Estrangeirismos de estrangeirismos


Arnaldo Niskier

 

Quando estive em Tóquio, graças a um voo inaugural da saudosa
Varig, espantei-me, logo no primeiro jantar, com o pedido de “pão” ao garçon, feito por
um nosso anfitrião. Pão, o que seria pão em japonês? O espanto maior é que era pão
mesmo, palavra deixada entre os nipônicos pela passagem de jesuítas portugueses por
aquelas paragens.
 
Tal fato me remeteu para o livro “Estrangeirismos”, escrito por
Cândido de Figueiredo, em 1902, em que ele afirmava que “há estrangeirismos de
estrangeirismos”. Enriquece a obra com vários exemplos, mostrando a mobilidade
dos termos já àquela época.
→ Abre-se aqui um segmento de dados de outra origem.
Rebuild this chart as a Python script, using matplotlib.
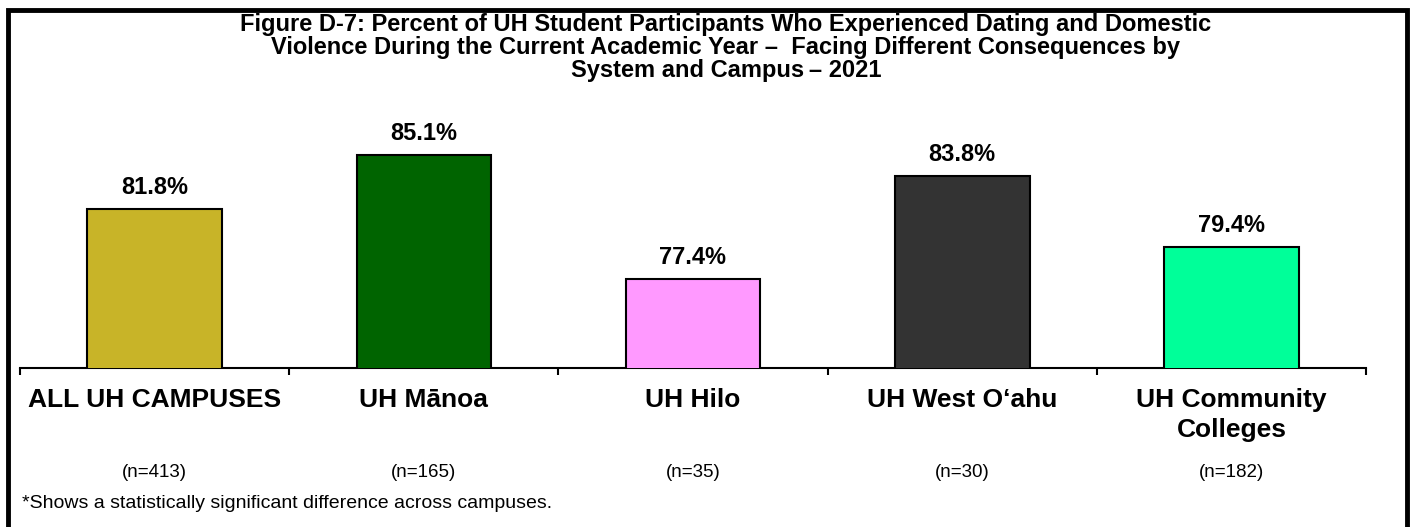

São suas palavras: “Uns são imprescindíveis e fazem
parte do idioma nacional; outros convenientes, e do seu discreto emprego podem advir
vantagens; outros, ainda, são toleráveis, e procede louvavelmente quem os dispensa; e
muitos há, muitíssimos até, que só se empregam por indesculpável ignorância ou por
condenável desapreço à pureza da língua.”
 
Na época em que Cândido de Figueiredo, da Academia das Ciências
de Lisboa, escreveu essa obra naturalmente os estrangeirismos mais citados eram
os galicismos e os latinismos, por motivos óbvios. O latim foi a língua que com
mais abundante vocabulário contribuiu para a formação da linguagem portuguesa,
especialmente quando nos referimos à norma culta.
 
É claro que, um século depois, com a incrível revolução científica e
tecnológica, essa realidade modificou-se e, hoje, estamos muito mais às voltas com a
língua inglesa. Ainda assim, sem defender o seu emprego exagerado, principalmente
quando há termos equivalentes na língua portuguesa. O modismo deve ser condenado,
até mesmo pelo seu caráter transitório.
 
Sobre o tema, não podemos deixar de referir ao tráfego de palavras,
como revelam os estudos de Rosa Cunha-Henckel, quando se dedicou aos africanismos
de origem banto na obra de José Lins do Rego. Aí podem ser pinçadas palavras que
hoje fazem parte do nosso cotidiano, de que são exemplos expressivos as seguintes
que selecionamos: mucama, cachimbo, caçula, cafuné, moqueca, quitanda, quilombo,
senzala, tanga e zumbi, para só ficar nessas.
 
No trabalho lapidar de Cândido de Figueiredo, mais extensos,
podemos colher um número maior de palavras importadas, mas que hoje fazem parte
indissociável do nosso cotidiano. Vamos aos exemplos a nosso ver mais significativos,
sem esgotar a matéria: abajur, alter ego, avalanche, bife, bibelô, cabaré, cassetete,
deboche, descoberta, detalhe, drapejar, elite, emoção, flanar, grátis, golpe de vista,
 
hangar, idem, isolado, item, jockey, lavabo, legenda, madame, menu, morgue, persona
grata, pic-nic, puré, quiproquó, repórter, restaurante, sanduíche, silhueta, sui generis,
toalete, turbina, ultimatum, verve, viável, iate etc. Para aprofundar mais o exame
dessas palavras, aconselha-se pesquisar no “Vocabulário de palavras e frases latinas e
estrangeiras” do Dicionário de Moraes (nona edição).